What was at the heart of the case?

In this case, a parent company was not merely a financial investor but actively participated in the operations of its subsidiary: it provided strategic guidance, took part in negotiations, and made financing decisions. At the end of the year, the parties adjusted the subsidiary’s results based on a true-up mechanism to align with market levels.

The key question was: can this adjustment be considered as remuneration for a VAT-taxable service?

The CJEU’s Position

According to the ruling, in certain cases, yes. The Court emphasized:

  • Where the parent company performs actual, contractually defined tasks, the true-up amount is essentially the fee for a service;
  • The fact that the exact amount is not known in advance is not a disqualifying factor, as an objective and transparent formula (e.g., TNMM range) ensures a direct link between the consideration and the service;
  • Transfer pricing analysis alone is not sufficient: it must always be examined whether a service was actually provided between the parties.
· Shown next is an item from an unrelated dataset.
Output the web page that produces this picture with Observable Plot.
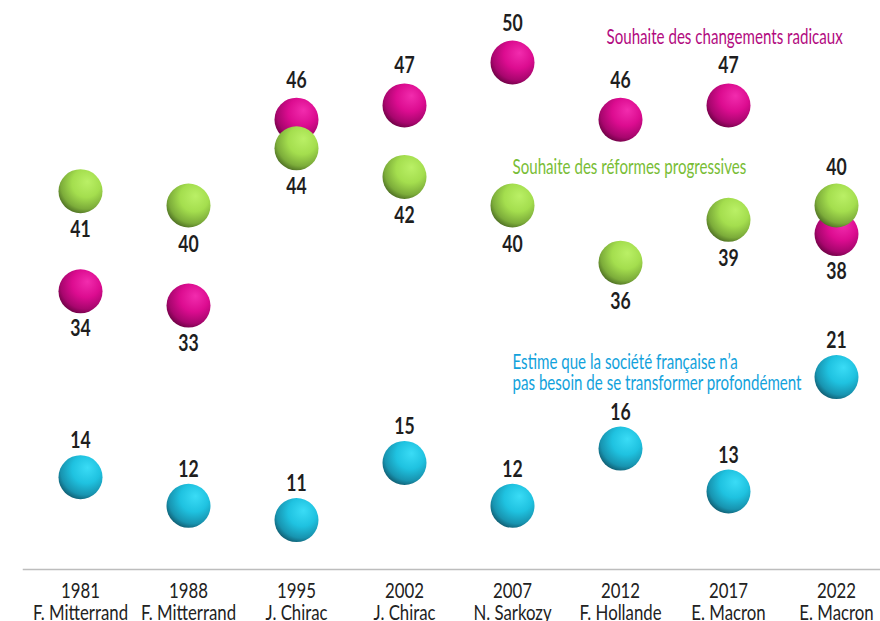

What does this mean in practice?

If the adjustment qualifies as a VAT-taxable service, affected companies must:

  • Issue or amend invoices accordingly;
  • Document that the service genuinely supported taxable business activities;
  • Be prepared to bear the burden of proof – the tax authority may examine how and to what extent the service benefited the company’s operations.

Not all true-ups trigger VAT liability

The ruling also warns: not every transfer pricing adjustment results in a VAT obligation. For example:

  • If the parent company operates as a passive holding without providing substantive services;
  • If the parties merely perform a tax base correction without actual payment;
  • Or if the true-up in certain years works in the opposite direction (the service provider pays), these do not create VAT liability.

What should companies do now?

The key takeaway from the ruling: transfer pricing and VAT treatment cannot be separated. Therefore, any company required to prepare transfer pricing documentation or that applies year-end adjustments should review its contracts, accounting records, and invoicing processes.

It is advisable to assess whether the true-up reflects an actual service provided for consideration, and to develop documentation and invoicing practices accordingly. This is not only important for legal compliance but also to defend the company’s position effectively in the event of a tax audit.